Master your chargemaster: is your hospital's chargemaster friend or foe? It's a vital element in the revenue cycle, but it can present challenges

Healthcare Financial Management, Sept, 2005 by Duane C. Abbey, Jodee E. Collins

Third-party payers are beginning to address the issue of nonemergency care provided in the ED. Most hospitals provide some urgent or clinical level care in the ED. Coding, billing, and Emergency Medical Treatment and Active Labor Act compliance are all considerations when nonemergency care is provided in the ED. Revenue codes that differentiate urgent care in the ED are:

* Revenue Code 451--EMTALA Screening

* Revenue Code 452--ER Beyond EMTALA Screening

* Revenue Code 456--Urgent Care

Any patient who presents will receive an EMTALA screening. If no emergency medical condition exists, the services would revert to revenue code 456. The CPT codes to be used with 456 are the regular Office Visit or Other Outpatient Visit codes. Hospitals should use revenue codes 451, 452, and 456 only if directed by a third party payer, because these codes involve extensive guidelines and billing directions. When mandated, making the transition to these codes is a major challenge for chargemaster personnel. Although the chargemaster can be set up to accommodate the codes, training and acclimating personnel to proper charge capture and charge entry is a challenge.

Durable medical equipment. DME and associated implantable items represent a special challenge for hospitals. By categorizing these items as implantable or nonimplantable, a better perspective can be gained. This will help chargemaster coordinators address the associated coding and billing processes.
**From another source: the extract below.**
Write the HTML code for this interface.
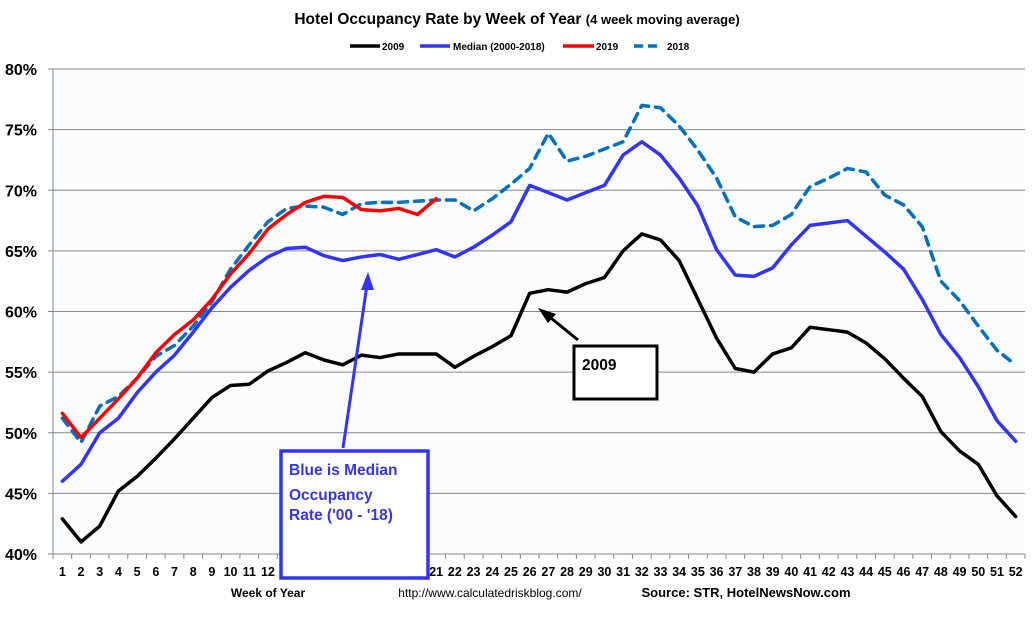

Although most compliance concerns revolve around the Medicare program, other third-party payers must be considered also; rules for coding, billing, and payment vary among them.

Hospitals encounter a vast array of implantable items, which may be permanently or temporarily implanted. For instance, a knee-replacement joint would be implanted for a long period measured in years. A catheter used for a coronary catheterization procedure would be implanted for only a brief period measured in minutes. Special Level II HCPCS codes apply for many implantable items. The entire HCPCS coding system should be carefully reviewed for possible use, especially the L-Codes and C-Codes. Although a code may exist for a particular item, payment is often bundled. For APCs, status indicator N may apply. For cases involving separate payment, the code drives the APC grouping and associated payment. For DRGs, bundling occurs regardless of the codes, although some special provisions for DRGs exist that involve provision of DME shortly before discharge.

Hospitals generally use the UB-92 to bill implantable items to the fiscal intermediary; the claims may involve APCs or DRGs. In some cases, it is difficult to determine whether an item should be billed to the FI, particularly with items described by L-Codes. The APC payment system helps determine which codes can be considered for billing to the FI by providing guidance on codes that must be billed only to the DME regional carrier. An HCPCS code listed with status indicator Y, nonimplantable DME, indicates the item must be billed to the DMERC. If there is no status indicator Y, the hospital needs to determine whether the item can be billed to the FI.